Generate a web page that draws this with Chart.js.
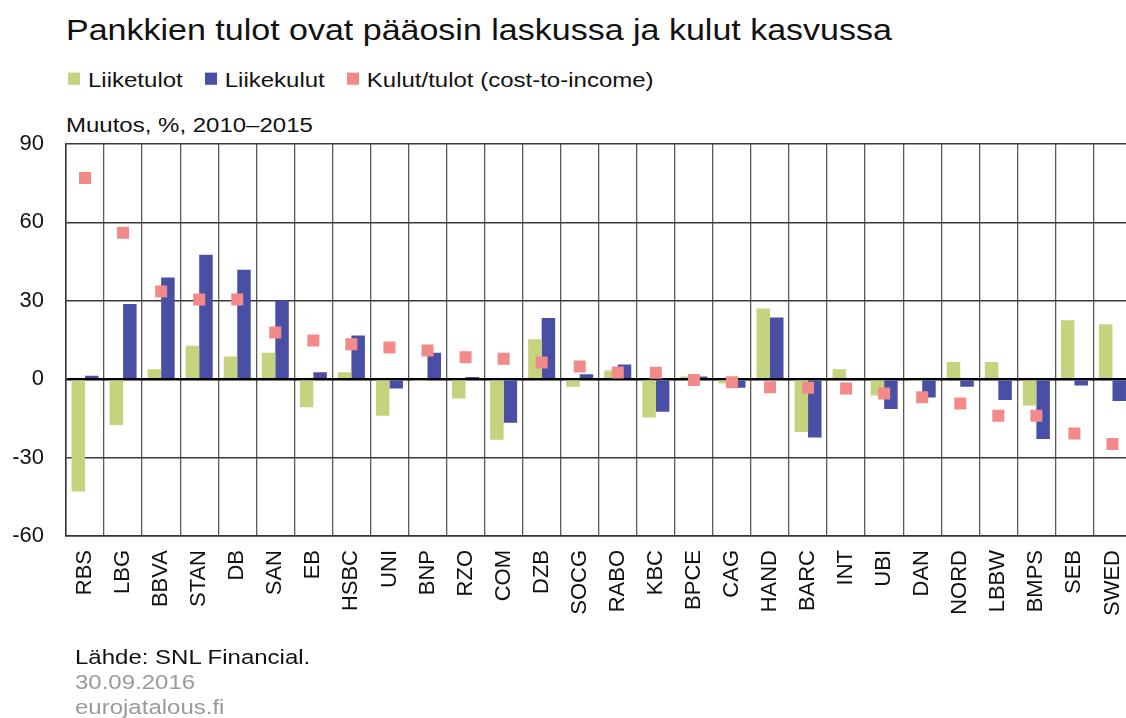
<!DOCTYPE html>
<html lang="fi">
<head>
<meta charset="utf-8">
<script src="https://cdn.jsdelivr.net/npm/chart.js@4.4.1/dist/chart.umd.min.js"></script>
<style>
  html, body { margin: 0; padding: 0; background: #fff; overflow: hidden; }
  body { width: 1126px; height: 718px; position: relative; font-family: "Liberation Sans", Arial, sans-serif; color: #111; }
  #chart { position: absolute; left: 0; top: 0; }
  .txt { position: absolute; white-space: nowrap; transform-origin: 0 0; }
  #title { left: 66px; top: 14px; font-size: 34px; line-height: 34px; transform: scaleY(0.88); }
  #legend { left: 68px; top: 70px; font-size: 24px; line-height: 24px; transform: scaleY(0.87); display: flex; align-items: flex-start; }
  #legend .item { display: flex; align-items: flex-start; margin-right: 22px; }
  #legend .box { width: 12px; height: 14px; margin-top: 3px; margin-right: 8px; }
  #unit { left: 66px; top: 115px; font-size: 24px; line-height: 24px; transform: scaleY(0.87); }
  #footer { left: 75px; top: 644px; font-size: 24px; line-height: 29px; transform: scaleY(0.87); }
  #footer .grey { color: #9a9a9a; }
</style>
</head>
<body>
<div id="title" class="txt">Pankkien tulot ovat pääosin laskussa ja kulut kasvussa</div>
<div id="legend" class="txt"></div>
<div id="unit" class="txt">Muutos, %, 2010–2015</div>
<canvas id="chart" width="1140" height="718"></canvas>
<div id="footer" class="txt">
  <div>Lähde: SNL Financial.</div>
  <div class="grey">30.09.2016</div>
  <div class="grey">eurojatalous.fi</div>
</div>

<script>
// Pankit (lyhenteet)
const banks = ["RBS", "LBG", "BBVA", "STAN", "DB", "SAN", "EB", "HSBC", "UNI", "BNP",
  "RZO", "COM", "DZB", "SOCG", "RABO", "KBC", "BPCE", "CAG", "HAND", "BARC",
  "INT", "UBI", "DAN", "NORD", "LBBW", "BMPS", "SEB", "SWED"];

// Muutos, %, 2010-2015 (luettu kuvasta)
const liiketulot = [-43, -17.5, 3.8, 12.8, 8.7, 10.1, -10.7, 2.7, -14, -0.7,
  -7.4, -23.2, 15.3, -2.9, 3.3, -14.7, 1, -1.6, 27.1, -20.2,
  3.8, -6.2, -0.3, 6.6, 6.6, -10.1, 22.6, 21];
const liikekulut = [1.3, 28.8, 38.9, 47.6, 41.9, 30.1, 2.7, 16.7, -3.6, 10.1,
  0.8, -16.7, 23.4, 1.9, 5.6, -12.5, 1, -3.3, 23.6, -22.3,
  0.5, -11.4, -7, -2.9, -8, -22.9, -2.4, -8.3];
const kulutTulot = [77, 56, 33.6, 30.5, 30.5, 17.9, 14.8, 13.4, 12.1, 11,
  8.4, 7.8, 6.4, 4.9, 2.6, 2.5, -0.3, -1.2, -3.1, -3.3,
  -3.6, -5.5, -6.9, -9.3, -14, -14, -20.8, -24.8];

const yTicks = [-60, -30, 0, 30, 60, 90];

const seriesNames = ["Liiketulot", "Liikekulut", "Kulut/tulot (cost-to-income)"];
const seriesColors = ["#c5d27e", "#4a4fa6", "#f28a8a"];

// Legend (HTML)
const legendEl = document.getElementById("legend");
seriesNames.forEach(function (name, i) {
  const item = document.createElement("div");
  item.className = "item";
  item.innerHTML = '<span class="box" style="background:' + seriesColors[i] + '"></span><span>' + name + '</span>';
  legendEl.appendChild(item);
});

const ctx = document.getElementById("chart").getContext("2d");
new Chart(ctx, {
  type: "bar",
  data: {
    labels: banks,
    datasets: [
      {
        type: "line",
        label: seriesNames[2],
        data: kulutTulot,
        showLine: false,
        pointStyle: "rect",
        pointRadius: 8.5,
        pointBorderWidth: 0,
        backgroundColor: seriesColors[2],
        borderColor: seriesColors[2],
        order: 0
      },
      {
        label: seriesNames[0],
        data: liiketulot,
        backgroundColor: seriesColors[0],
        borderWidth: 0,
        order: 1
      },
      {
        label: seriesNames[1],
        data: liikekulut,
        backgroundColor: seriesColors[1],
        borderWidth: 0,
        order: 1
      }
    ]
  },
  options: {
    responsive: false,
    animation: false,
    devicePixelRatio: 1,
    categoryPercentage: 0.71,
    barPercentage: 1,
    layout: { padding: { top: 144, left: 0, right: 4, bottom: 82 } },
    plugins: {
      legend: { display: false },
      title: { display: false },
      tooltip: { enabled: false }
    },
    scales: {
      x: {
        offset: true,
        grid: { offset: true, color: "#5a5a5a", lineWidth: 1.3, drawTicks: false },
        border: { display: true, color: "#333", width: 1.5 },
        ticks: {
          autoSkip: false,
          minRotation: 90,
          maxRotation: 90,
          padding: 14,
          color: "#111",
          font: { family: "'Liberation Sans', Arial, sans-serif", size: 22 }
        },
        afterFit: function (scale) {
          scale.height = 100;
          // plot runs past the right edge of the picture, like the original
          scale.paddingRight = 0;
        }
      },
      y: {
        min: -60,
        max: 90,
        afterBuildTicks: function (scale) {
          scale.ticks = yTicks.map(function (v) { return { value: v }; });
        },
        grid: {
          drawTicks: false,
          color: function (c) { return c.tick && c.tick.value === 0 ? "#000" : "#3a3a3a"; },
          lineWidth: function (c) { return c.tick && c.tick.value === 0 ? 2.4 : 1.4; }
        },
        border: { display: true, color: "#333", width: 1.5 },
        ticks: {
          padding: 22,
          color: "#111",
          font: { family: "'Liberation Sans', Arial, sans-serif", size: 22 }
        },
        afterFit: function (scale) { scale.width = 66; }
      }
    }
  }
});
</script>
</body>
</html>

········

**WORK REQUIRED**
Make an exact copy of the data above, pictures excluded.

**RESPONSE BELOW**
Generate a web page that draws this with Chart.js.
<!DOCTYPE html>
<html lang="fi">
<head>
<meta charset="utf-8">
<script src="https://cdn.jsdelivr.net/npm/chart.js@4.4.1/dist/chart.umd.min.js"></script>
<style>
  html, body { margin: 0; padding: 0; background: #fff; overflow: hidden; }
  body { width: 1126px; height: 718px; position: relative; font-family: "Liberation Sans", Arial, sans-serif; color: #111; }
  #chart { position: absolute; left: 0; top: 0; }
  .txt { position: absolute; white-space: nowrap; transform-origin: 0 0; }
  #title { left: 66px; top: 14px; font-size: 34px; line-height: 34px; transform: scaleY(0.88); }
  #legend { left: 68px; top: 70px; font-size: 24px; line-height: 24px; transform: scaleY(0.87); display: flex; align-items: flex-start; }
  #legend .item { display: flex; align-items: flex-start; margin-right: 22px; }
  #legend .box { width: 12px; height: 14px; margin-top: 3px; margin-right: 8px; }
  #unit { left: 66px; top: 115px; font-size: 24px; line-height: 24px; transform: scaleY(0.87); }
  #footer { left: 75px; top: 644px; font-size: 24px; line-height: 29px; transform: scaleY(0.87); }
  #footer .grey { color: #9a9a9a; }
</style>
</head>
<body>
<div id="title" class="txt">Pankkien tulot ovat pääosin laskussa ja kulut kasvussa</div>
<div id="legend" class="txt"></div>
<div id="unit" class="txt">Muutos, %, 2010–2015</div>
<canvas id="chart" width="1140" height="718"></canvas>
<div id="footer" class="txt">
  <div>Lähde: SNL Financial.</div>
  <div class="grey">30.09.2016</div>
  <div class="grey">eurojatalous.fi</div>
</div>

<script>
// Pankit (lyhenteet)
const banks = ["RBS", "LBG", "BBVA", "STAN", "DB", "SAN", "EB", "HSBC", "UNI", "BNP",
  "RZO", "COM", "DZB", "SOCG", "RABO", "KBC", "BPCE", "CAG", "HAND", "BARC",
  "INT", "UBI", "DAN", "NORD", "LBBW", "BMPS", "SEB", "SWED"];

// Muutos, %, 2010-2015 (luettu kuvasta)
const liiketulot = [-43, -17.5, 3.8, 12.8, 8.7, 10.1, -10.7, 2.7, -14, -0.7,
  -7.4, -23.2, 15.3, -2.9, 3.3, -14.7, 1, -1.6, 27.1, -20.2,
  3.8, -6.2, -0.3, 6.6, 6.6, -10.1, 22.6, 21];
const liikekulut = [1.3, 28.8, 38.9, 47.6, 41.9, 30.1, 2.7, 16.7, -3.6, 10.1,
  0.8, -16.7, 23.4, 1.9, 5.6, -12.5, 1, -3.3, 23.6, -22.3,
  0.5, -11.4, -7, -2.9, -8, -22.9, -2.4, -8.3];
const kulutTulot = [77, 56, 33.6, 30.5, 30.5, 17.9, 14.8, 13.4, 12.1, 11,
  8.4, 7.8, 6.4, 4.9, 2.6, 2.5, -0.3, -1.2, -3.1, -3.3,
  -3.6, -5.5, -6.9, -9.3, -14, -14, -20.8, -24.8];

const yTicks = [-60, -30, 0, 30, 60, 90];

const seriesNames = ["Liiketulot", "Liikekulut", "Kulut/tulot (cost-to-income)"];
const seriesColors = ["#c5d27e", "#4a4fa6", "#f28a8a"];

// Legend (HTML)
const legendEl = document.getElementById("legend");
seriesNames.forEach(function (name, i) {
  const item = document.createElement("div");
  item.className = "item";
  item.innerHTML = '<span class="box" style="background:' + seriesColors[i] + '"></span><span>' + name + '</span>';
  legendEl.appendChild(item);
});

const ctx = document.getElementById("chart").getContext("2d");
new Chart(ctx, {
  type: "bar",
  data: {
    labels: banks,
    datasets: [
      {
        type: "line",
        label: seriesNames[2],
        data: kulutTulot,
        showLine: false,
        pointStyle: "rect",
        pointRadius: 8.5,
        pointBorderWidth: 0,
        backgroundColor: seriesColors[2],
        borderColor: seriesColors[2],
        order: 0
      },
      {
        label: seriesNames[0],
        data: liiketulot,
        backgroundColor: seriesColors[0],
        borderWidth: 0,
        order: 1
      },
      {
        label: seriesNames[1],
        data: liikekulut,
        backgroundColor: seriesColors[1],
        borderWidth: 0,
        order: 1
      }
    ]
  },
  options: {
    responsive: false,
    animation: false,
    devicePixelRatio: 1,
    categoryPercentage: 0.71,
    barPercentage: 1,
    layout: { padding: { top: 144, left: 0, right: 4, bottom: 82 } },
    plugins: {
      legend: { display: false },
      title: { display: false },
      tooltip: { enabled: false }
    },
    scales: {
      x: {
        offset: true,
        grid: { offset: true, color: "#5a5a5a", lineWidth: 1.3, drawTicks: false },
        border: { display: true, color: "#333", width: 1.5 },
        ticks: {
          autoSkip: false,
          minRotation: 90,
          maxRotation: 90,
          padding: 14,
          color: "#111",
          font: { family: "'Liberation Sans', Arial, sans-serif", size: 22 }
        },
        afterFit: function (scale) {
          scale.height = 100;
          // plot runs past the right edge of the picture, like the original
          scale.paddingRight = 0;
        }
      },
      y: {
        min: -60,
        max: 90,
        afterBuildTicks: function (scale) {
          scale.ticks = yTicks.map(function (v) { return { value: v }; });
        },
        grid: {
          drawTicks: false,
          color: function (c) { return c.tick && c.tick.value === 0 ? "#000" : "#3a3a3a"; },
          lineWidth: function (c) { return c.tick && c.tick.value === 0 ? 2.4 : 1.4; }
        },
        border: { display: true, color: "#333", width: 1.5 },
        ticks: {
          padding: 22,
          color: "#111",
          font: { family: "'Liberation Sans', Arial, sans-serif", size: 22 }
        },
        afterFit: function (scale) { scale.width = 66; }
      }
    }
  }
});
</script>
</body>
</html>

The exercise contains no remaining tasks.